Friday, January 21, 2022

Tyty: A TypeScript type checker in Rust

In the past I've written about Typescript's biggest underlying problem: it's slow compilation speeds. Amazing projects like esbuild, SWC, and bun solve the first half of the problem, emitting JS from TS, but they skip the critical type-checking phase completely due to complexity.

In that post I briefly mentioned that most of the major players (also including Deno, Rome, etc.) in the JS compilation ecosystem don't have any plans to type-check TS code. SWC is the only project actively solving this problem, but it's unclear if it will be open-source or commercially licensed.

This basically means that the majority of us will be at the mercy of tsc's abysmally slow speed, and that prompted me to consider building an open-source type-checker of my own. It certainly would be a fun and challenging undertaking, and would provide utility to a vast number of people.

And thus, I started working on a TS type-checker arbitrarily named tyty about a week ago in my spare time. It currently supports a small subset of Typescript, I plan to open-source it soon.

The obvious starting point was to build upon an existing JS/TS parser/bundler by type-checking its output AST. The difficult problem of parsing JS/TS has been solved many times over now, why reinvent the wheel? Of the existing projects out there, SWC is the only one which makes its AST nodes accessible to its public facing API, so it became the clear choice.

Challenges

Typescript's type-system is simple in some ways and complex in others. In the traditional type systems view, it is quite simple. Typescript uses bidirectional type-checking which has a very simple local type inference algorithm. There are type systems with more sophicasted inference, for example the Hindley-Milner type system. As a result, the majority of type-checking in Typescript is more straightforward than you'd think.

The remaining difficulty comes from some of Typescript's unique features. One of the coolest features is its conditional and recursive types. When paired with generic parameters, they allow you to add complex logic to your type definitions, effectively giving you a simple functional programming language (that operates on types instead of data), all embedded within Typescript's type-system. For example, see this JSON parser created entirely from Typescript types.

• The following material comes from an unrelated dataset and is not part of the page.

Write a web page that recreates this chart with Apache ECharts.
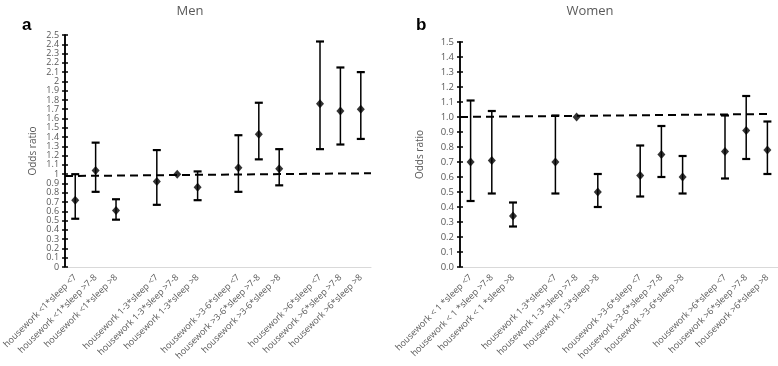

The consequence of this is the problem of type checking complex types becomes more of a problem of building an interpreter for this meta-language embedded within the type-system. Having created a programming language before, I am really excited to tackle this aspect of Typescript as it's more familiar ground for me.

Goals

The end goal is to reach feature parity with Typescript and provide a way to compile TS code either through SWC's upcoming plugin system or a wrapper around it.

I also want to leverage the speed of a Rust-based type-checker to create a very fast LSP server implementation that works well in all editors (not just VSCode!).

Additionally, I want to tyty to have better and more descriptive error messages than tsc's. Isn't this nice?: tyty's errors

Ideally I would also like to expose some of the type-checking functionality in a library, because Typescript's compiler API is quite horrendous. This would give developers more robust tooling to manipulate Typescript types. When I was working on tsgql I had such a terrible time working with the TS compiler API.

This is more of a moonshot idea, but it would be amazing if tyty could interoperate with other JS/TS compilers. It could be compiled into a dynamic library and called through FFI.